━━━ Dataset section ━━━

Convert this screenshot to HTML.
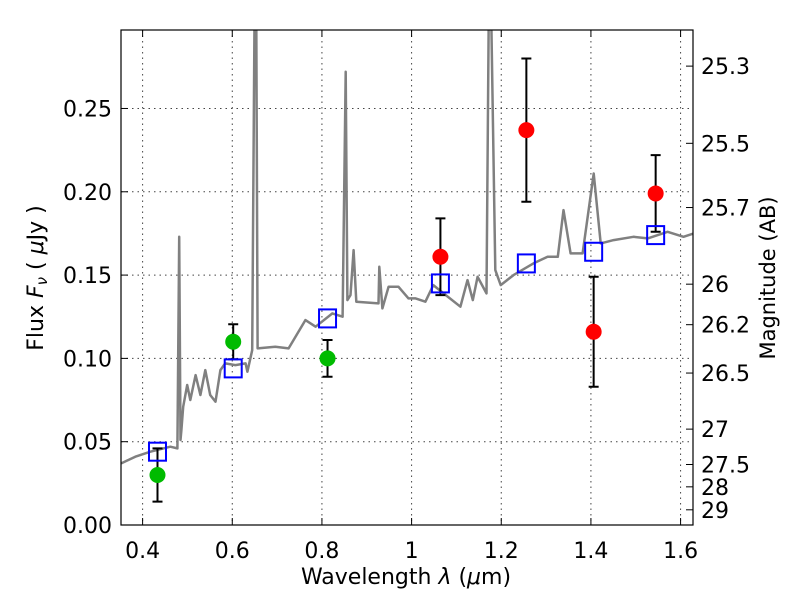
<!DOCTYPE html>
<html><head><meta charset="utf-8"><style>
body{margin:0;background:#fff;}
svg text{font-family:"DejaVu Sans","Liberation Sans",sans-serif;fill:#000;}
</style></head><body>
<svg id="chart" width="800" height="600" viewBox="0 0 800 600">
<defs><clipPath id="clip"><rect x="121" y="30" width="572" height="495"/></clipPath></defs>
<rect x="0" y="0" width="800" height="600" fill="#fff"/>
<g id="grid"></g>
<g id="spec" clip-path="url(#clip)"></g>
<g id="marks" clip-path="url(#clip)"></g>
<rect x="121" y="30" width="572" height="495" fill="none" stroke="#000" stroke-width="1.2"/>
<g id="axes"></g>
<text x="406" y="584" font-size="22" text-anchor="middle">Wavelength  <tspan font-style="italic">λ</tspan> (<tspan font-style="italic">μ</tspan>m)</text>
<text transform="translate(43,278) rotate(-90)" font-size="22" text-anchor="middle">Flux  <tspan font-style="italic">F</tspan><tspan font-style="italic" font-size="15" dy="4">ν</tspan><tspan dy="-4">   ( </tspan><tspan font-style="italic">μ</tspan>Jy )</text>
<text transform="translate(775,278) rotate(-90)" font-size="21" text-anchor="middle">Magnitude (AB)</text>
</svg>
<script>
const specWave=[0.3522,0.3838,0.4174,0.4618,0.4777,0.4816,0.4846,0.4865,0.4905,0.4994,0.5063,0.5181,0.5290,0.5399,0.5507,0.5626,0.5735,0.5843,0.6070,0.6297,0.6337,0.6445,0.6495,0.6535,0.6564,0.6959,0.7256,0.7631,0.7858,0.8233,0.8460,0.8530,0.8569,0.8638,0.8707,0.8767,0.9261,0.9280,0.9349,0.9488,0.9705,0.9932,1.0090,1.0308,1.0485,1.0713,1.1088,1.1246,1.1365,1.1473,1.1671,1.1720,1.1779,1.1868,1.1987,1.2273,1.2718,1.3034,1.3261,1.3389,1.3547,1.3814,1.4061,1.4219,1.4505,1.4950,1.5266,1.5710,1.6066,1.6293];
const specFlux=[0.037,0.041,0.044,0.047,0.046,0.173,0.051,0.057,0.071,0.084,0.075,0.090,0.078,0.093,0.078,0.074,0.093,0.097,0.096,0.097,0.092,0.105,0.303,0.303,0.106,0.107,0.106,0.123,0.119,0.127,0.125,0.272,0.135,0.138,0.165,0.134,0.133,0.155,0.130,0.143,0.143,0.136,0.136,0.134,0.144,0.139,0.131,0.147,0.135,0.149,0.139,0.303,0.303,0.153,0.144,0.150,0.157,0.161,0.161,0.189,0.163,0.163,0.211,0.169,0.171,0.173,0.172,0.176,0.173,0.175];
const bandWave=[0.4332,0.6021,0.8125,1.0643,1.2560,1.4061,1.5444];
const modelFlux=[0.044,0.094,0.124,0.145,0.157,0.164,0.174];
const obsFlux=[0.030,0.110,0.100,0.161,0.237,0.116,0.199];
const obsErr=[0.016,0.0105,0.011,0.023,0.043,0.033,0.023];
const obsColor=["#00bb00","#00bb00","#00bb00","#ff0000","#ff0000","#ff0000","#ff0000"];
const xTicks=[0.4,0.6,0.8,1.0,1.2,1.4,1.6];
const xTickLabels=["0.4","0.6","0.8","1","1.2","1.4","1.6"];
const yTicks=[0,0.05,0.10,0.15,0.20,0.25];
const yTickLabels=["0.00","0.05","0.10","0.15","0.20","0.25"];
const magTicks=[25.3,25.5,25.7,26,26.2,26.5,27,27.5,28,29];
const magTickLabels=["25.3","25.5","25.7","26","26.2","26.5","27","27.5","28","29"];

const X0=121,X1=693,Y0=525,Y1=30,xmin=0.3518,xmax=1.6277,ymin=0,ymax=0.2971;
const sx=v=>X0+(v-xmin)/(xmax-xmin)*(X1-X0);
const sy=v=>Y0-(v-ymin)/(ymax-ymin)*(Y0-Y1);
const NS="http://www.w3.org/2000/svg";
function mk(tag,attrs,parent){const e=document.createElementNS(NS,tag);for(const k in attrs)e.setAttribute(k,attrs[k]);parent.appendChild(e);return e;}
const grid=document.getElementById('grid'),axes=document.getElementById('axes'),spec=document.getElementById('spec'),marks=document.getElementById('marks');

xTicks.forEach((t,i)=>{
  const x=sx(t);
  const g=mk('line',{x1:x,x2:x,y1:Y1,y2:Y0,stroke:'#444','stroke-dasharray':'1.5,4','stroke-width':1},grid);
  
  
  const a=mk('line',{x1:x,x2:x,y1:Y0,y2:Y0-7,stroke:'#000'},axes);
  
  
  const b=mk('line',{x1:x,x2:x,y1:Y1,y2:Y1+7,stroke:'#000'},axes);
  
  
  const tx=mk('text',{x:x,y:Y0+33,'font-size':22,'text-anchor':'middle'},axes);
  tx.textContent=xTickLabels[i];
  
  
});
yTicks.forEach((t,i)=>{
  const y=sy(t);
  const g=mk('line',{x1:X0,x2:X1,y1:y,y2:y,stroke:'#444','stroke-dasharray':'1.5,4','stroke-width':1},grid);
  
  
  const a=mk('line',{x1:X0,x2:X0+7,y1:y,y2:y,stroke:'#000'},axes);
  
  
  const tx=mk('text',{x:X0-9,y:y+8,'font-size':22,'text-anchor':'end'},axes);
  tx.textContent=yTickLabels[i];
  
  
});
magTicks.forEach((m,i)=>{
  const y=sy(Math.pow(10,(23.9-m)/2.5));
  const a=mk('line',{x1:X1,x2:X1-7,y1:y,y2:y,stroke:'#000'},axes);
  
  
  const tx=mk('text',{x:X1+8,y:y+8,'font-size':22,'text-anchor':'start'},axes);
  tx.textContent=magTickLabels[i];
  
  
});

const d=specWave.map((w,i)=>(i?'L':'M')+sx(w).toFixed(1)+','+sy(specFlux[i]).toFixed(1)).join(' ');
const sp=mk('path',{d:d,fill:'none',stroke:'#808080','stroke-width':2.5,'stroke-linejoin':'round'},spec);



bandWave.forEach((w,i)=>{
  const x=sx(w),y=sy(obsFlux[i]),yt=sy(obsFlux[i]+obsErr[i]),yb=sy(obsFlux[i]-obsErr[i]);
  const eb=mk('path',{d:`M${x},${yt}L${x},${yb}M${x-5},${yt}L${x+5},${yt}M${x-5},${yb}L${x+5},${yb}`,stroke:'#000','stroke-width':2,fill:'none'},marks);
  
  
  const c=mk('circle',{cx:x,cy:y,r:8,fill:obsColor[i]},marks);
  
  
  const ym=sy(modelFlux[i]);
  const r=mk('rect',{x:x-8.5,y:ym-9,width:17,height:18,fill:'none',stroke:'#0000ff','stroke-width':2},marks);
  
  
});
</script>
</body></html>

━━━

To do: Please write out all of the material above without changing a word, and omit any pictures.

Final result:
Convert this screenshot to HTML.
<!DOCTYPE html>
<html><head><meta charset="utf-8"><style>
body{margin:0;background:#fff;}
svg text{font-family:"DejaVu Sans","Liberation Sans",sans-serif;fill:#000;}
</style></head><body>
<svg id="chart" width="800" height="600" viewBox="0 0 800 600">
<defs><clipPath id="clip"><rect x="121" y="30" width="572" height="495"/></clipPath></defs>
<rect x="0" y="0" width="800" height="600" fill="#fff"/>
<g id="grid"></g>
<g id="spec" clip-path="url(#clip)"></g>
<g id="marks" clip-path="url(#clip)"></g>
<rect x="121" y="30" width="572" height="495" fill="none" stroke="#000" stroke-width="1.2"/>
<g id="axes"></g>
<text x="406" y="584" font-size="22" text-anchor="middle">Wavelength  <tspan font-style="italic">λ</tspan> (<tspan font-style="italic">μ</tspan>m)</text>
<text transform="translate(43,278) rotate(-90)" font-size="22" text-anchor="middle">Flux  <tspan font-style="italic">F</tspan><tspan font-style="italic" font-size="15" dy="4">ν</tspan><tspan dy="-4">   ( </tspan><tspan font-style="italic">μ</tspan>Jy )</text>
<text transform="translate(775,278) rotate(-90)" font-size="21" text-anchor="middle">Magnitude (AB)</text>
</svg>
<script>
const specWave=[0.3522,0.3838,0.4174,0.4618,0.4777,0.4816,0.4846,0.4865,0.4905,0.4994,0.5063,0.5181,0.5290,0.5399,0.5507,0.5626,0.5735,0.5843,0.6070,0.6297,0.6337,0.6445,0.6495,0.6535,0.6564,0.6959,0.7256,0.7631,0.7858,0.8233,0.8460,0.8530,0.8569,0.8638,0.8707,0.8767,0.9261,0.9280,0.9349,0.9488,0.9705,0.9932,1.0090,1.0308,1.0485,1.0713,1.1088,1.1246,1.1365,1.1473,1.1671,1.1720,1.1779,1.1868,1.1987,1.2273,1.2718,1.3034,1.3261,1.3389,1.3547,1.3814,1.4061,1.4219,1.4505,1.4950,1.5266,1.5710,1.6066,1.6293];
const specFlux=[0.037,0.041,0.044,0.047,0.046,0.173,0.051,0.057,0.071,0.084,0.075,0.090,0.078,0.093,0.078,0.074,0.093,0.097,0.096,0.097,0.092,0.105,0.303,0.303,0.106,0.107,0.106,0.123,0.119,0.127,0.125,0.272,0.135,0.138,0.165,0.134,0.133,0.155,0.130,0.143,0.143,0.136,0.136,0.134,0.144,0.139,0.131,0.147,0.135,0.149,0.139,0.303,0.303,0.153,0.144,0.150,0.157,0.161,0.161,0.189,0.163,0.163,0.211,0.169,0.171,0.173,0.172,0.176,0.173,0.175];
const bandWave=[0.4332,0.6021,0.8125,1.0643,1.2560,1.4061,1.5444];
const modelFlux=[0.044,0.094,0.124,0.145,0.157,0.164,0.174];
const obsFlux=[0.030,0.110,0.100,0.161,0.237,0.116,0.199];
const obsErr=[0.016,0.0105,0.011,0.023,0.043,0.033,0.023];
const obsColor=["#00bb00","#00bb00","#00bb00","#ff0000","#ff0000","#ff0000","#ff0000"];
const xTicks=[0.4,0.6,0.8,1.0,1.2,1.4,1.6];
const xTickLabels=["0.4","0.6","0.8","1","1.2","1.4","1.6"];
const yTicks=[0,0.05,0.10,0.15,0.20,0.25];
const yTickLabels=["0.00","0.05","0.10","0.15","0.20","0.25"];
const magTicks=[25.3,25.5,25.7,26,26.2,26.5,27,27.5,28,29];
const magTickLabels=["25.3","25.5","25.7","26","26.2","26.5","27","27.5","28","29"];

const X0=121,X1=693,Y0=525,Y1=30,xmin=0.3518,xmax=1.6277,ymin=0,ymax=0.2971;
const sx=v=>X0+(v-xmin)/(xmax-xmin)*(X1-X0);
const sy=v=>Y0-(v-ymin)/(ymax-ymin)*(Y0-Y1);
const NS="http://www.w3.org/2000/svg";
function mk(tag,attrs,parent){const e=document.createElementNS(NS,tag);for(const k in attrs)e.setAttribute(k,attrs[k]);parent.appendChild(e);return e;}
const grid=document.getElementById('grid'),axes=document.getElementById('axes'),spec=document.getElementById('spec'),marks=document.getElementById('marks');

xTicks.forEach((t,i)=>{
  const x=sx(t);
  const g=mk('line',{x1:x,x2:x,y1:Y1,y2:Y0,stroke:'#444','stroke-dasharray':'1.5,4','stroke-width':1},grid);
  
  
  const a=mk('line',{x1:x,x2:x,y1:Y0,y2:Y0-7,stroke:'#000'},axes);
  
  
  const b=mk('line',{x1:x,x2:x,y1:Y1,y2:Y1+7,stroke:'#000'},axes);
  
  
  const tx=mk('text',{x:x,y:Y0+33,'font-size':22,'text-anchor':'middle'},axes);
  tx.textContent=xTickLabels[i];
  
  
});
yTicks.forEach((t,i)=>{
  const y=sy(t);
  const g=mk('line',{x1:X0,x2:X1,y1:y,y2:y,stroke:'#444','stroke-dasharray':'1.5,4','stroke-width':1},grid);
  
  
  const a=mk('line',{x1:X0,x2:X0+7,y1:y,y2:y,stroke:'#000'},axes);
  
  
  const tx=mk('text',{x:X0-9,y:y+8,'font-size':22,'text-anchor':'end'},axes);
  tx.textContent=yTickLabels[i];
  
  
});
magTicks.forEach((m,i)=>{
  const y=sy(Math.pow(10,(23.9-m)/2.5));
  const a=mk('line',{x1:X1,x2:X1-7,y1:y,y2:y,stroke:'#000'},axes);
  
  
  const tx=mk('text',{x:X1+8,y:y+8,'font-size':22,'text-anchor':'start'},axes);
  tx.textContent=magTickLabels[i];
  
  
});

const d=specWave.map((w,i)=>(i?'L':'M')+sx(w).toFixed(1)+','+sy(specFlux[i]).toFixed(1)).join(' ');
const sp=mk('path',{d:d,fill:'none',stroke:'#808080','stroke-width':2.5,'stroke-linejoin':'round'},spec);



bandWave.forEach((w,i)=>{
  const x=sx(w),y=sy(obsFlux[i]),yt=sy(obsFlux[i]+obsErr[i]),yb=sy(obsFlux[i]-obsErr[i]);
  const eb=mk('path',{d:`M${x},${yt}L${x},${yb}M${x-5},${yt}L${x+5},${yt}M${x-5},${yb}L${x+5},${yb}`,stroke:'#000','stroke-width':2,fill:'none'},marks);
  
  
  const c=mk('circle',{cx:x,cy:y,r:8,fill:obsColor[i]},marks);
  
  
  const ym=sy(modelFlux[i]);
  const r=mk('rect',{x:x-8.5,y:ym-9,width:17,height:18,fill:'none',stroke:'#0000ff','stroke-width':2},marks);
  
  
});
</script>
</body></html>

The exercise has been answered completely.